On 18 January 1945, as Auschwitz was evacuated, Rachwałowa was transferred to Ravensbrück and later Neustadt-Glewe concentration camps. On 2 May 1945, the camp was liberated by Allied forces. Rachwałowa, who at that time weighed 46 kilograms, was transported to the United Kingdom, where she received medical treatment for three weeks before returning to Kraków.

=== Polish People's Republic ===
In June 1945, soon after arriving back in Poland, Rachwałowa began working for the intelligence service of the Armed Forces Delegation for Poland, part of the Polish anti-communist resistance movement. From September, she also worked for the Freedom and Independence Association, where she used the pseudonym Zygmunt.

On 26 August 1946, Rachwałowa learned that she was among a group of anti-communist activists that the government Security Service intended to detain during a wave of arrests, and that it had learned her address. She travelled to Warsaw, where she hid at the home of Krystyna Żywulska, who she had been imprisoned alongside at Auschwitz. However, on 30 October, Rachwałowa was arrested by Żywulska's husband, Leon Andrzejewski, a security officer for the Polish People's Republic.
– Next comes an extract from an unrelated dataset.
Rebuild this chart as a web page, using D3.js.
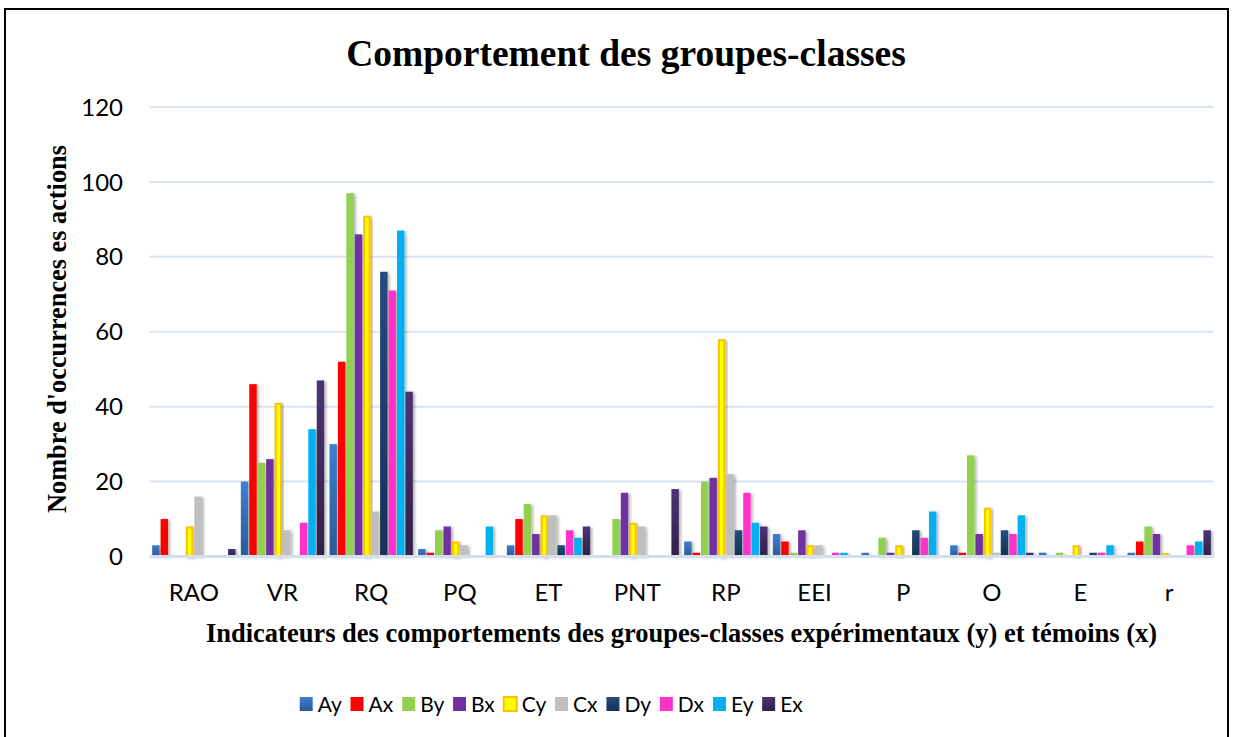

Following an 11-month investigation, during which she was detained and tortured, on 29 September 1947 Rachwałowa was sentenced to death as a "spy and traitor to the People's Republic of Poland". After her sentence was deemed "inadequate", she was retried, and on 30 December she was sentenced to the loss of her public and civil rights and the forfeiture of her property, in addition to a death sentence. While on death row, Rachwałowa was held in a cell next door to Maria Mandl, an Austrian woman who had served as Schutzhaftlagerführerin at Auschwitz; Mandl asked Rachwałowa for forgiveness, which Rachwałowa accepted "on behalf of the prisoners".

On 14 February 1948, Bolesław Bierut, the President of Poland, commuted Rachwałowa's sentence to life imprisonment. On 10 May 1955, her sentence was reduced to 15 years' imprisonment and a five-year loss of public and civil rights; on 4 May 1956, following the passing of the Amnesty Act, Rachwałowa's sentence was further reduced to 10 years' imprisonment and a two and a half year loss of her rights. She was released from prison on 30 October 1956 during Polish October.

Following her release from prison, Rachwałowa's poor health prevented her from rejoining the resistance movement against communist rule, though she continued to be under the surveillance from the Security Service for many years.

Rachwałowa died on 18 October 1985 in Rzeszów, and was buried at Wilkowyja Cemetery.